→ GIVEN INSTRUCTION:
Look through the data below. Pick out the lines holding the string "document".

::: RECORDED DATA :::

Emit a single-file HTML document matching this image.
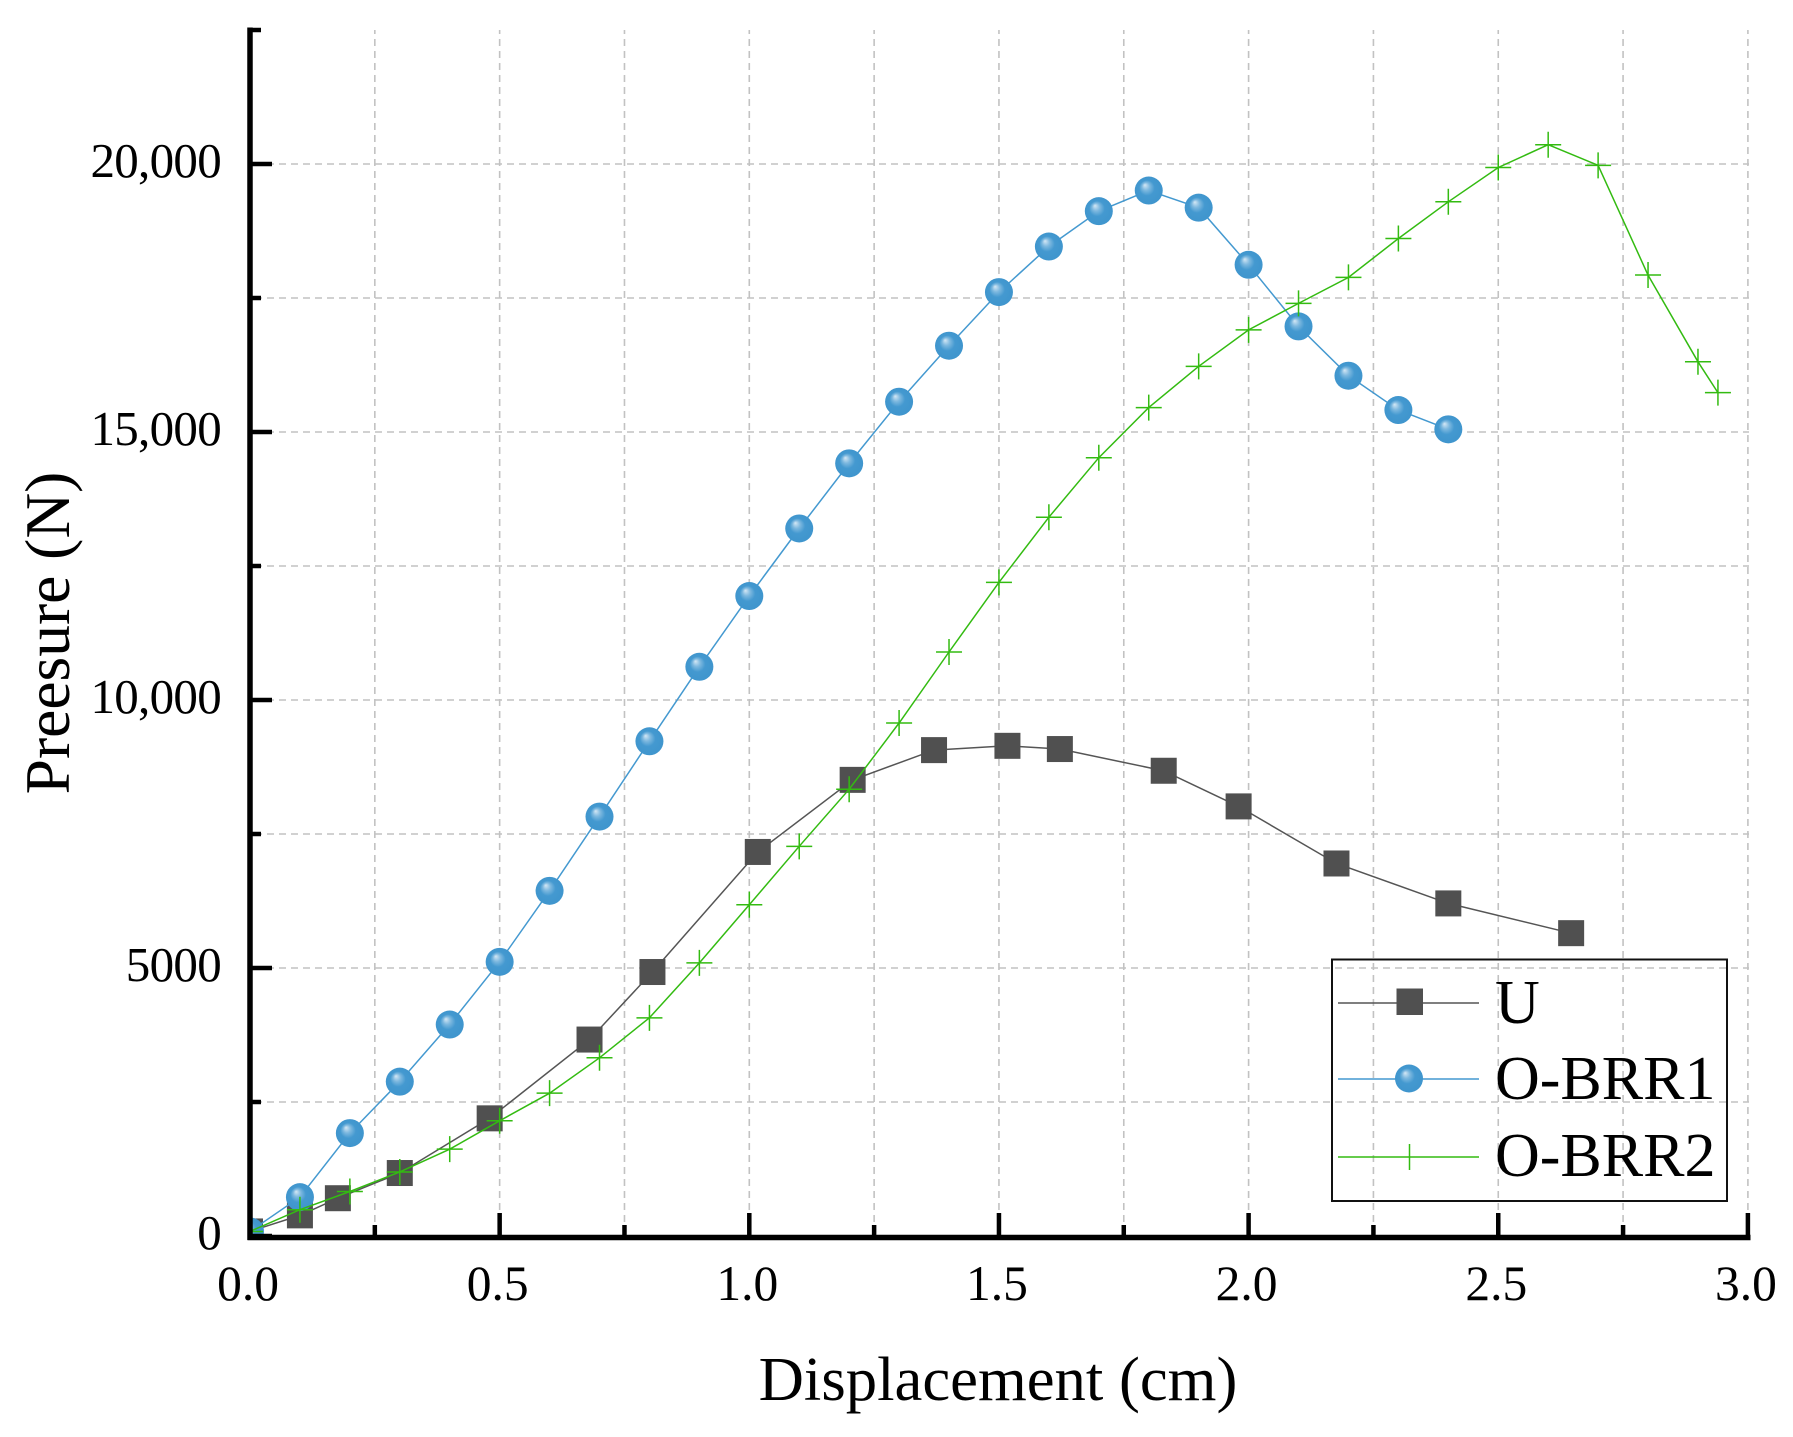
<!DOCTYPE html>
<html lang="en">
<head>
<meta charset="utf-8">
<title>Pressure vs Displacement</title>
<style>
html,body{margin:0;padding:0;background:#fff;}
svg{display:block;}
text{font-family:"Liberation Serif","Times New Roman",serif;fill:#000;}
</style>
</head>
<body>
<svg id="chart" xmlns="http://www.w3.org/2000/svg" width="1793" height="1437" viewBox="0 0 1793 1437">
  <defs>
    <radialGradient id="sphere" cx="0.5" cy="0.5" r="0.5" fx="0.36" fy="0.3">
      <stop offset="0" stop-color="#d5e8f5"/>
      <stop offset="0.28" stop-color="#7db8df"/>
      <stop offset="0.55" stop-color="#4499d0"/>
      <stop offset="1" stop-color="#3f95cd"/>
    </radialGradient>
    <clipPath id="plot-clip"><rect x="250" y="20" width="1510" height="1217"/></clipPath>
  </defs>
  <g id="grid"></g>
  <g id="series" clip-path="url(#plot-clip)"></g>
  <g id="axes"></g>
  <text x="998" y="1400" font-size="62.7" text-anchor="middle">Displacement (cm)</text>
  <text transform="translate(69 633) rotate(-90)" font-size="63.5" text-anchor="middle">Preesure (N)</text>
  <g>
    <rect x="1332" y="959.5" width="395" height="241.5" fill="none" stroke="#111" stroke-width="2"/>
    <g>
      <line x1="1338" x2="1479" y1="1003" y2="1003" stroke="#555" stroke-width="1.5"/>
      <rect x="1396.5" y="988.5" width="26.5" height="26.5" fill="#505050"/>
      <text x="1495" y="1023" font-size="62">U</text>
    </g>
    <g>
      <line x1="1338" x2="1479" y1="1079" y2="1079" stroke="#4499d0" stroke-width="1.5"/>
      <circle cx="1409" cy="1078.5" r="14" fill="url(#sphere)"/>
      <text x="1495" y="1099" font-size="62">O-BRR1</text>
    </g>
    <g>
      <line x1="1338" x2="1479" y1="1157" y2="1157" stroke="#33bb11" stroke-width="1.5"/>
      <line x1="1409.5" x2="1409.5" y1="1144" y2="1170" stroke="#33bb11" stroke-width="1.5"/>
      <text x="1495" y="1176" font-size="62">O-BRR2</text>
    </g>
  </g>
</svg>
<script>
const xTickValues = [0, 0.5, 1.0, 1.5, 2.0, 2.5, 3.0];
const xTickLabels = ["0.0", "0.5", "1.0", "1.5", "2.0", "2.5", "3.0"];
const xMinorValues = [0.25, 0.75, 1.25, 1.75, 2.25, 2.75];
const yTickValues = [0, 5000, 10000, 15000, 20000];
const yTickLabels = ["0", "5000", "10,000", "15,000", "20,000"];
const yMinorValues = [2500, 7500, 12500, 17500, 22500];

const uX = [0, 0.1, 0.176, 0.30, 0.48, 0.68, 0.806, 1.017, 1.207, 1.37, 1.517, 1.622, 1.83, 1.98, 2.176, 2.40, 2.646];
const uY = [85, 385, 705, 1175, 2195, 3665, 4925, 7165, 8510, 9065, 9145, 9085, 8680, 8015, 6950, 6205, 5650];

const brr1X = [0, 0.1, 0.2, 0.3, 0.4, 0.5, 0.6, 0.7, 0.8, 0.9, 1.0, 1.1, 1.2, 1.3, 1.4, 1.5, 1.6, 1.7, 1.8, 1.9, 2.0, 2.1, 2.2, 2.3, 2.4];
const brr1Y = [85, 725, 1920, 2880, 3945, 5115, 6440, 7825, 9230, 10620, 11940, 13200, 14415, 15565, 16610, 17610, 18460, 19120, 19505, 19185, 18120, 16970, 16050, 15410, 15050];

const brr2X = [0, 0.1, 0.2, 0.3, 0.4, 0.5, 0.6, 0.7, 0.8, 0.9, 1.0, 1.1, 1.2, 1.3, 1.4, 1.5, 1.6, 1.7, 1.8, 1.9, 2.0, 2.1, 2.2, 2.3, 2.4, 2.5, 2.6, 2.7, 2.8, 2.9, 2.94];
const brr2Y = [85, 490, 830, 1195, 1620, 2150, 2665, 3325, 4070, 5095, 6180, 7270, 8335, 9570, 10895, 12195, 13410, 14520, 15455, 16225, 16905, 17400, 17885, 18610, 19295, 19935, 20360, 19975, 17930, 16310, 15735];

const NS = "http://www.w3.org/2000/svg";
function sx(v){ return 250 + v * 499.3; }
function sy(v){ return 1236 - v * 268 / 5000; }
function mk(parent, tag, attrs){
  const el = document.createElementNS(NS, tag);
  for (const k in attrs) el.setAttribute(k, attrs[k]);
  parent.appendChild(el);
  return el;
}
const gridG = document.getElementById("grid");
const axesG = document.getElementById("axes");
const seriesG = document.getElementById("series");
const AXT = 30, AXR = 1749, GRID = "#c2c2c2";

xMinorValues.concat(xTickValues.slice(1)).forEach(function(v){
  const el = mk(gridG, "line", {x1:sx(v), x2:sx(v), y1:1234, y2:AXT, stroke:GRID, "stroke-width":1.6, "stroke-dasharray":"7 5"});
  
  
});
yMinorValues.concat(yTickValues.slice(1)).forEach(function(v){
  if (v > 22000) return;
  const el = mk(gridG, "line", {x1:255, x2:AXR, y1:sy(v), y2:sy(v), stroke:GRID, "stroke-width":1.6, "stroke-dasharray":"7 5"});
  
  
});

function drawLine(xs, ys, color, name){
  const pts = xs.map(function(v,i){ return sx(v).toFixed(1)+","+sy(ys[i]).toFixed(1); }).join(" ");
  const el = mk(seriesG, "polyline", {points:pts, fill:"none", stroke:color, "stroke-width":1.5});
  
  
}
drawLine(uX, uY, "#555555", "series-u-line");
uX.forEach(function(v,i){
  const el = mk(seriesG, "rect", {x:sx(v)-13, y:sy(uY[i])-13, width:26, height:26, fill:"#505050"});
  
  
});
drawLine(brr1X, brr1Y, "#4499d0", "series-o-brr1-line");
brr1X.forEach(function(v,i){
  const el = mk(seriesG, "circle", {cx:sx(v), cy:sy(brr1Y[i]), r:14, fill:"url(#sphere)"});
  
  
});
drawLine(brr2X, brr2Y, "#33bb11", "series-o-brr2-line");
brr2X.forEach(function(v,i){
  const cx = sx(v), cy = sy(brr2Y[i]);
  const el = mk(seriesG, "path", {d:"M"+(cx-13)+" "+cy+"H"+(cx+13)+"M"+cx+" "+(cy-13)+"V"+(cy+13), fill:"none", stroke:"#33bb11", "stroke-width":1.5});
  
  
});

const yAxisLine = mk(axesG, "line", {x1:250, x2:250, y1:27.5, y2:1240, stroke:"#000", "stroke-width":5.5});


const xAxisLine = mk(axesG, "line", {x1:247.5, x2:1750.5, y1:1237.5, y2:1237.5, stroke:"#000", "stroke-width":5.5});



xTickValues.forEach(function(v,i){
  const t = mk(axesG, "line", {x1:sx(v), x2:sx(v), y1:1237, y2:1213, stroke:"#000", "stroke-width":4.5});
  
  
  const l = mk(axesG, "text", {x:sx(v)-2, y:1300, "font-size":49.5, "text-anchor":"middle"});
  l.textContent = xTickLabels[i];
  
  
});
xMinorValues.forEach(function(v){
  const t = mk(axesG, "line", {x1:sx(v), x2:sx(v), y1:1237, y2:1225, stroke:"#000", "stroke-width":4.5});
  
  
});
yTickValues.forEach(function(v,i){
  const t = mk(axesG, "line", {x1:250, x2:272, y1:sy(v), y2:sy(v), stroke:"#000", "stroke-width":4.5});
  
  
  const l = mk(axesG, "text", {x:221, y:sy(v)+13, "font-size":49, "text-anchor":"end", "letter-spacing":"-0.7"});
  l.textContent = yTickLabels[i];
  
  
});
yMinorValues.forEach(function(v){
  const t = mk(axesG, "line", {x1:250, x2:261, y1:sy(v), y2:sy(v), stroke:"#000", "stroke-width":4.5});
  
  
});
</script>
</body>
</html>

:::

→ OUTPUT BELOW:
Emit a single-file HTML document matching this image.
  const el = document.createElementNS(NS, tag);
const gridG = document.getElementById("grid");
const axesG = document.getElementById("axes");
const seriesG = document.getElementById("series");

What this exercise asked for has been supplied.